MemoriaSound-5608Let it not be said that the musical offerings at this years Alten Zoll  Stadtgarten Concerts are predictable.  Friday nights mix was a case in point as ’20 Years of  the UNO in Bonn saw Reggae cum HipHop band Memoria Sound and Tabadoul Orchestras tribute to Egyptian singer/composer Abdel Wahab make for an eclectic evening of musical delights

If the bands get any bigger the stage will need an extension.  Memoria Sound are an enthusiastic troupe of youngsters putting the fun and the energy very much in focus.  They are an established name in the Cologne area’s Reggae and Dancehall scene but have a truly UN set-up with members from various nations including Peru and Venezuala.

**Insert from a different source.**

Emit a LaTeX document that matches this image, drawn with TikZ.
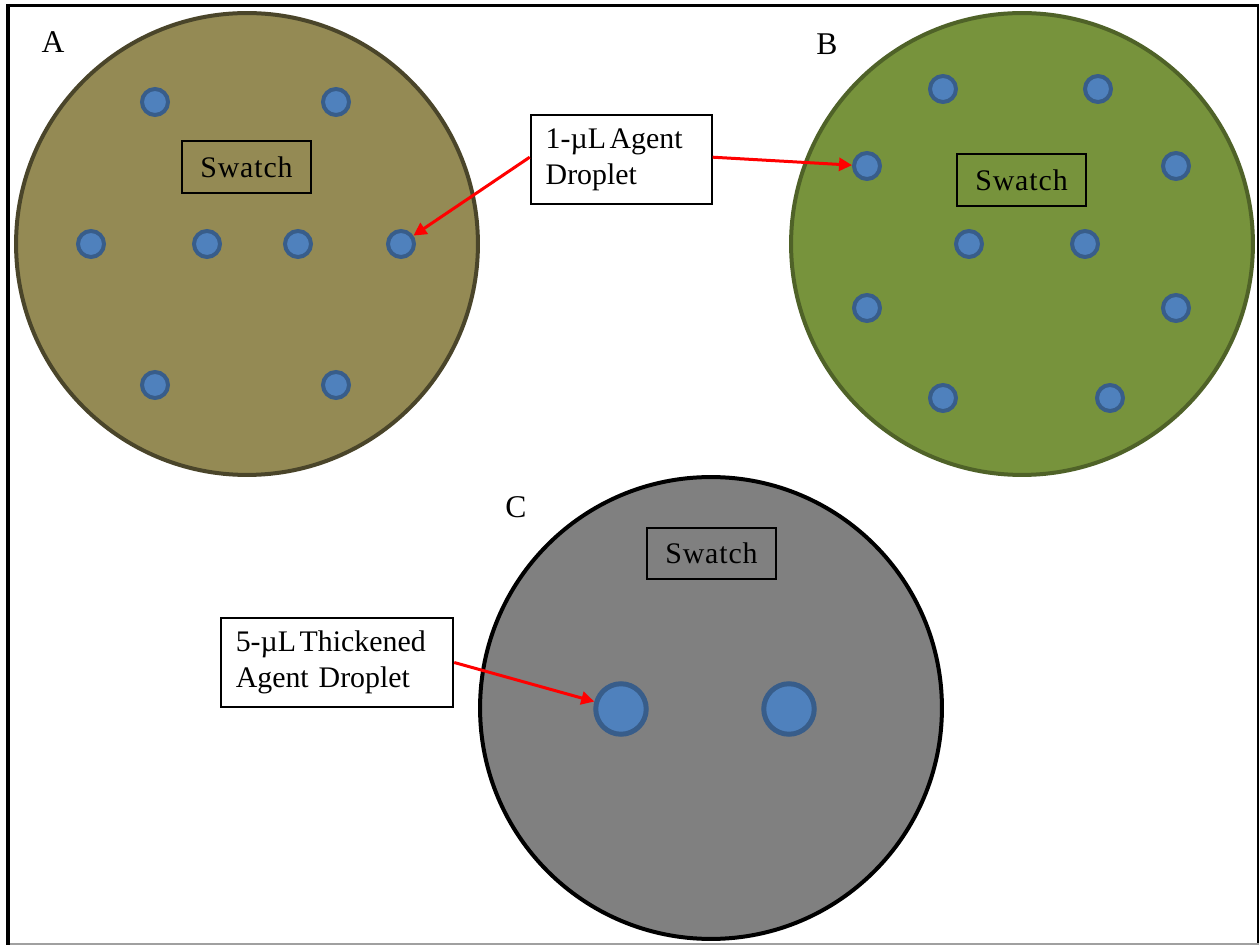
\documentclass[tikz,border=0pt]{standalone}
\usepackage{fontspec}
\setmainfont{Liberation Serif}
\newfontfamily\swfont[LetterSpace=3]{Liberation Serif}
\usetikzlibrary{arrows.meta}
\definecolor{tanfill}{HTML}{948A54}
\definecolor{tanline}{HTML}{4A452A}
\definecolor{grnfill}{HTML}{77933C}
\definecolor{grnline}{HTML}{4F6228}
\definecolor{dropfill}{HTML}{4F81BD}
\definecolor{dropline}{HTML}{385D8A}
\definecolor{dishgray}{HTML}{808080}
\definecolor{framegray}{HTML}{A0A0A0}
\newcommand{\tsp}{\hspace{0.12em}}
\begin{document}
\begin{tikzpicture}[x=0.02cm,y=-0.02cm,
  dish/.style={circle, inner sep=0pt, minimum size=9.24cm, line width=0.08cm},
  drop/.style={circle, inner sep=0pt, minimum size=0.52cm, draw=dropline, fill=dropfill, line width=0.08cm},
  bigdrop/.style={circle, inner sep=0pt, minimum size=1.01cm, draw=dropline, fill=dropfill, line width=0.1cm},
  swatchbox/.style={draw=black, line width=0.04cm, minimum width=2.6cm, minimum height=1.04cm, inner sep=0pt, font=\swfont\fontsize{17}{20}\selectfont},
  callout/.style={draw=black, fill=white, line width=0.04cm, align=left, inner xsep=0.3cm, inner ysep=0pt, font=\fontsize{17}{20.2}\selectfont},
  panel/.style={inner sep=0pt, font=\fontsize{18}{20}\selectfont},
  pointer/.style={draw=red, line width=0.06cm, -{Triangle[length=0.26cm,width=0.26cm]}}
]
\useasboundingbox (0,0) rectangle (1259,945);
\fill[white] (0,0) rectangle (1259,945);
% frame
\draw[line width=0.08cm] (8,4) -- (8,945);
\draw[line width=0.06cm] (6,5.5) -- (1259,5.5);
\draw[line width=0.04cm] (1257.8,5) -- (1257.8,945);
\draw[line width=0.04cm, framegray] (10,943.8) -- (1259,943.8);

% dishes
\node[dish, draw=tanline, fill=tanfill] (dishA) at (247,244) {};
\node[dish, draw=grnline, fill=grnfill] (dishB) at (1022,244) {};
\node[dish, draw=black, fill=dishgray] (dishC) at (711,708) {};

% panel labels
\node[panel] (labA) at (53,42) {A};
\node[panel] (labB) at (827,44) {B};
\node[panel] (labC) at (516,507) {C};

% droplets A
\node[drop] (dA1) at (155,102) {};
\node[drop] (dA2) at (336,102) {};
\node[drop] (dA3) at (91,244) {};
\node[drop] (dA4) at (207,244) {};
\node[drop] (dA5) at (298,244) {};
\node[drop] (dA6) at (401,244) {};
\node[drop] (dA7) at (155,385) {};
\node[drop] (dA8) at (336,385) {};

% droplets B
\node[drop] (dB1) at (943,89) {};
\node[drop] (dB2) at (1098,89) {};
\node[drop] (dB3) at (867,166) {};
\node[drop] (dB4) at (1176,166) {};
\node[drop] (dB5) at (969,244) {};
\node[drop] (dB6) at (1085,244) {};
\node[drop] (dB7) at (867,308) {};
\node[drop] (dB8) at (1176,308) {};
\node[drop] (dB9) at (943,398) {};
\node[drop] (dB10) at (1110,398) {};

% droplets C
\node[bigdrop] (dC1) at (621,709) {};
\node[bigdrop] (dC2) at (789,709) {};

% swatches
\node[swatchbox] (swA) at (246.5,167) {Swatch};
\node[swatchbox] (swB) at (1021.5,180) {Swatch};
\node[swatchbox] (swC) at (711.5,553.5) {Swatch};

% callouts
\node[callout, text width=3.02cm, minimum height=1.77cm] (c1) at (621.2,159.7) {1-µL\tsp Agent\\Droplet};
\node[callout, text width=4.05cm, minimum height=1.77cm] (c2) at (337,662.5) {5-µL\tsp Thickened\\Agent Droplet};

% pointers
\draw[pointer] ([yshift=0.05cm]c1.west) -- (dA6);
\draw[pointer] ([yshift=0.05cm]c1.east) -- (dB3);
\draw[pointer] (c2.east) -- (dC1);
\end{tikzpicture}
\end{document}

The  international mix led to a change of name from their original ‘Reggae Rockers’ but there is still a distinctly Jamaican air about them though  and despite the change of name from their original ‘Reggae Rockers’  and the demise of their dreadlocks brothers  Inti  and Chaski deliver an electrical set – it was hard to catch pictures of them, or indeed most of their audience, with both feet on the ground.  Said audience, including a newly wed bride and groom, gave a loud applause that had the youngsters rightly welcomed back for a little more ‘Ganja’ magic.

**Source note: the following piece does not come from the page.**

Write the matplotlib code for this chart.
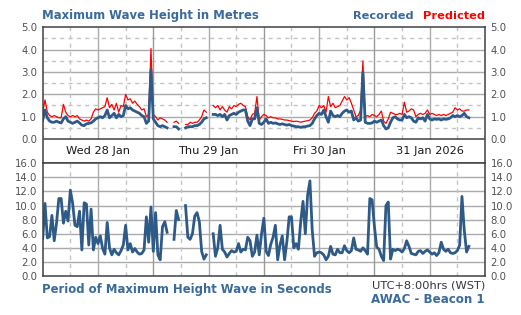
import numpy as np
import matplotlib.pyplot as plt

nan = np.nan

# half-hourly samples starting Wed 28 Jan 00:00 (WST)
rec_wed = [0.85, 1.3, 0.95, 0.8, 0.75, 0.75, 0.8, 0.75, 0.72, 0.9, 1.0, 0.8,
           0.75, 0.7, 0.75, 0.8, 0.72, 0.62, 0.6, 0.68, 0.7, 0.72, 0.8, 0.9,
           0.95, 1.0, 0.95, 1.05, 1.3, 0.95, 1.05, 1.15, 0.95, 1.1, 1.0, 1.05,
           1.5, 1.35, 1.4, 1.3, 1.25, 1.2, 1.15, 1.05, 1.0, 0.7, 0.8, 3.1]
rec_thu = [0.9, 0.75, 0.6, 0.55, 0.6, 0.55, 0.5, nan, nan, 0.55, 0.55, 0.45,
           nan, nan, 0.5, 0.55, 0.55, 0.55, 0.6, 0.6, 0.65, 0.75, 0.9, 0.95,
           nan, nan, 1.1, 1.1, 1.05, 1.1, 1.0, 1.1, 0.85, 1.05, 1.1, 1.15,
           1.1, 1.2, 1.25, 1.3, 1.3, 0.8, 0.6, 0.9, 0.9, 1.4, 0.7, 0.65]
rec_fri = [0.75, 0.9, 0.7, 0.75, 0.7, 0.72, 0.68, 0.65, 0.68, 0.65, 0.62, 0.65,
           0.6, 0.58, 0.55, 0.55, 0.52, 0.55, 0.55, 0.58, 0.6, 0.7, 0.9, 1.05,
           1.15, 1.1, 1.3, 1.0, 0.75, 1.25, 1.05, 1.0, 1.05, 1.0, 1.15, 1.25,
           1.3, 1.2, 1.25, 0.85, 0.95, 0.8, 0.85, 3.0, 0.75, 0.7, 0.7, 0.72]
rec_sat = [0.8, 0.75, 0.8, 0.85, 0.6, 0.45, 0.5, 0.75, 0.95, 1.0, 0.9, 0.85,
           0.85, 1.1, 0.95, 1.0, 0.95, 0.8, 0.75, 0.95, 0.9, 0.95, 0.8, 1.1,
           0.9, 0.85, 0.9, 0.88, 0.9, 0.85, 0.9, 0.88, 0.9, 0.95, 1.05, 1.0,
           1.05, 1.0, 1.05, 1.15, 1.0, 0.95]

pred_wed = [1.2, 1.75, 1.2, 1.05, 1.0, 1.05, 1.0, 0.95, 0.95, 1.55, 1.2, 1.05,
            1.0, 1.05, 1.0, 1.05, 0.9, 0.85, 0.8, 0.85, 0.8, 0.9, 1.2, 1.35,
            1.3, 1.35, 1.4, 1.45, 1.85, 1.4, 1.55, 1.3, 1.6, 1.2, 1.5, 1.45,
            2.0, 1.75, 1.8, 1.6, 1.7, 1.55, 1.45, 1.3, 1.35, 1.0, 1.1, 4.05]
pred_thu = [1.1, 1.0, 0.85, 0.95, 0.9, 0.85, 0.75, nan, nan, 0.75, 0.8, 0.7,
            nan, nan, 0.65, 0.65, 0.75, 0.7, 0.75, 0.75, 0.85, 1.0, 1.3, 1.2,
            nan, nan, 1.5, 1.4, 1.5, 1.3, 1.45, 1.3, 1.2, 1.45, 1.35, 1.5,
            1.45, 1.55, 1.6, 1.5, 1.45, 1.0, 0.85, 1.1, 1.15, 1.9, 0.85, 1.0]
pred_fri = [1.1, 1.05, 0.95, 1.0, 0.95, 0.95, 0.9, 0.9, 0.88, 0.85, 0.85, 0.82,
            0.8, 0.78, 0.8, 0.78, 0.75, 0.78, 0.8, 0.82, 0.85, 0.95, 1.15, 1.25,
            1.5, 1.4, 1.5, 1.2, 1.9, 1.45, 1.6, 1.4, 1.45, 1.5, 1.7, 1.9,
            1.75, 1.85, 1.6, 1.3, 1.0, 1.05, 1.3, 3.5, 1.0, 1.05, 1.0, 1.1]
pred_sat = [1.05, 1.0, 1.1, 1.25, 0.8, 0.7, 0.9, 1.2, 1.15, 1.1, 1.1, 1.15,
            1.1, 1.65, 1.2, 1.25, 1.35, 1.3, 1.0, 1.1, 1.15, 1.1, 1.15, 1.3,
            1.1, 1.15, 1.1, 1.05, 1.1, 1.05, 1.1, 1.05, 1.1, 1.15, 1.2, 1.4,
            1.3, 1.35, 1.25, 1.25, 1.3, 1.3]

per_wed = [5.3, 10.3, 5.4, 5.6, 8.6, 5.0, 7.5, 11.0, 11.0, 7.5, 9.2, 7.8,
           12.2, 10.3, 7.2, 7.0, 9.2, 3.7, 10.4, 10.2, 4.4, 9.5, 3.7, 5.5,
           4.6, 5.7, 3.9, 3.1, 7.6, 4.0, 3.0, 3.8, 3.3, 3.0, 3.6, 4.4,
           7.2, 3.7, 4.6, 3.4, 3.9, 3.4, 3.1, 3.2, 3.7, 8.4, 4.8, 9.8]
per_thu = [3.5, 9.0, 3.0, 2.3, 7.0, 7.7, 6.2, nan, nan, 5.2, 9.3, 8.0,
           nan, nan, 10.0, 5.5, 5.2, 6.0, 8.5, 9.0, 7.7, 3.5, 2.4, 3.0,
           nan, nan, 6.0, 2.8, 4.0, 7.2, 3.8, 3.4, 2.7, 3.2, 3.6, 3.4,
           3.5, 4.6, 3.4, 3.8, 3.7, 5.5, 5.0, 2.8, 3.4, 5.8, 3.0, 6.0]
per_fri = [8.2, 3.5, 2.9, 4.5, 5.5, 7.2, 2.3, 4.4, 5.7, 2.3, 4.9, 8.4,
           8.4, 4.0, 4.6, 3.8, 7.7, 10.6, 6.0, 11.5, 13.5, 6.5, 2.8, 3.3,
           3.4, 3.3, 3.0, 2.3, 2.8, 4.2, 3.1, 3.0, 3.8, 3.3, 3.3, 4.3,
           3.6, 3.3, 3.6, 5.4, 3.8, 3.7, 3.5, 4.0, 3.6, 3.1, 11.0, 10.8]
per_sat = [7.0, 4.1, 3.8, 2.8, 2.2, 10.0, 10.5, 2.4, 3.8, 3.6, 3.8, 3.7,
           3.4, 3.9, 5.0, 4.2, 3.2, 3.1, 3.0, 3.5, 3.6, 3.2, 3.5, 3.7,
           3.4, 3.1, 3.3, 2.9, 3.3, 4.8, 3.8, 3.5, 3.8, 3.3, 3.2, 3.3,
           3.6, 4.4, 11.3, 6.5, 3.4, 4.2]

day_labels = ["Wed 28 Jan", "Thu 29 Jan", "Fri 30 Jan", "31 Jan 2026"]

recorded = np.array(rec_wed + rec_thu + rec_fri + rec_sat)
predicted = np.array(pred_wed + pred_thu + pred_fri + pred_sat)
period = np.array(per_wed + per_thu + per_fri + per_sat)
hours = np.arange(len(recorded)) * 0.5

blue = "#2e5a88"
title_col = "#3a6a9c"
spine_col = "#404040"
grid_col = "#ababab"
dash_col = "#c4c4c4"
W, H = 521, 315

fig = plt.figure(figsize=(W / 100, H / 100), dpi=100)
fig.patch.set_facecolor("white")

def px(x0, y0, x1, y1):
    return [x0 / W, 1 - y1 / H, (x1 - x0) / W, (y1 - y0) / H]

band = 24.3 / 22.35  # label band under the top panel, in data units
ax1 = fig.add_axes(px(42.7, 27.3, 485, 163.3))
ax2 = fig.add_axes(px(42.7, 163.3, 485, 276))

for ax in (ax1, ax2):
    ax.set_xlim(0, 96)
    ax.set_xticks([])
    for s in ax.spines.values():
        s.set_color(spine_col)
        s.set_linewidth(1.1)
    ax.tick_params(axis="y", length=0, labelleft=True, labelright=True,
                   labelsize=7.3, labelcolor="#505050", pad=4)

# top panel grid
ax1.set_ylim(-band, 5)
for v in np.arange(1, 5):
    ax1.axhline(v, color=grid_col, lw=1.0, zorder=0)
for v in np.arange(0.5, 5, 1):
    ax1.axhline(v, color=dash_col, lw=1.0, ls=(0, (3, 3)), zorder=0)
ax1.vlines(np.arange(12, 96, 24), 0, 5, color=grid_col, lw=1.0, zorder=0)
ax1.vlines(np.arange(6, 96, 12), 0, 5, color=dash_col, lw=1.0,
           linestyles=(0, (3, 3)), zorder=0)
for d in range(1, 4):
    ax1.axvline(24 * d, color="#999999", lw=1.0, zorder=0)
ax1.axhline(0, color=spine_col, lw=1.1, zorder=3)
ax1.set_yticks(np.arange(0, 5.1, 1))
ax1.set_yticklabels([f"{v:.1f}" for v in np.arange(0, 5.1, 1)])

ax1.plot(hours, predicted, color="red", lw=0.9, zorder=2)
ax1.plot(hours, recorded, color=blue, lw=2.0, zorder=2)

for i, lab in enumerate(day_labels):
    ax1.text(12 + 24 * i, -band / 2, lab, ha="center", va="center",
             fontsize=8.2, color="#1a1a1a")

# bottom panel grid
ax2.set_ylim(0, 16)
for v in np.arange(2, 16, 2):
    ax2.axhline(v, color=grid_col, lw=1.0, zorder=0)
ax2.vlines(np.arange(12, 96, 24), 0, 16, color=grid_col, lw=1.0, zorder=0)
ax2.vlines(np.arange(6, 96, 12), 0, 16, color=dash_col, lw=1.0,
           linestyles=(0, (3, 3)), zorder=0)
for d in range(1, 4):
    ax2.axvline(24 * d, color="#999999", lw=1.0, zorder=0)
ax2.set_yticks(np.arange(0, 16.1, 2))
ax2.set_yticklabels([f"{v:.1f}" for v in np.arange(0, 16.1, 2)])
ax2.plot(hours, period, color=blue, lw=2.0, zorder=2)

# titles and legend text
fig.text(42 / W, 1 - 16 / H, "Maximum Wave Height in Metres", fontsize=8.4,
         fontweight="bold", color=title_col, ha="left", va="center")
fig.text(485 / W, 1 - 16 / H, "Predicted", fontsize=8.2, fontweight="bold",
         color="red", ha="right", va="center")
fig.text(414 / W, 1 - 16 / H, "Recorded", fontsize=8.2, fontweight="bold",
         color=title_col, ha="right", va="center")
fig.text(42 / W, 1 - 289 / H, "Period of Maximum Height Wave in Seconds",
         fontsize=8.4, fontweight="bold", color=title_col, ha="left", va="center")
fig.text(485 / W, 1 - 285.5 / H, "UTC+8:00hrs (WST)", fontsize=8.2,
         color="#333344", ha="right", va="center")
fig.text(485 / W, 1 - 299.5 / H, "AWAC - Beacon 1", fontsize=8.6,
         fontweight="bold", color=title_col, ha="right", va="center")

fig.savefig("out.png", dpi=100)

Tabadoul Orchestra, like Memoria Sound, were also eight members strong but that was where the similarities ended.  with the addition of numerous music stands  the musicians barely had room to stand let alone jump.  They were also it must be said a little older in years than the Cologne Reggae-HipHoppers who were still doing good business selling T shirts long after their set ended.


I knew the bride when she used to – Reggae!?


The Tabadouls were playing under the abbreviation tonight of ‘www’.  No, that’s not what you think, it stands for World Wide Wahab.  W W What?  you ask.  Mohamed Abdel Wahab is something of a legend on the Egyptian music scene.  The Father of modern Arabian film musicals, Wahab introduced electric guitar, piano and organ to the genre in the 1930’s.  Oddly in an evening devoted to the Man’s music, none of these instruments were present in this evenings presentation.


What was present though was a lively Gypsy sound fuelled by  accordian and  violin.  throw in some breezy brass via trumpet and saxophone, add a sprinkling of vibraphone – the result is an  eclectic mix of styles that could all collapse into chaos but actually makes for a hip-swinging cocktail thanks to the band somehow putting everything together.  For ‘one nation under a groove’ read ‘One band under a groove.  So, I don’t want to hear any complaints from Egyptian Jazz afficianados that Bonn has nothing to offer them – Nice one Hans -Joachim Over and Frau Christine M. Merkel, Head of Culture, Communication, Memory of the World at the German UNESCO Commission who certainly came up with something a little different.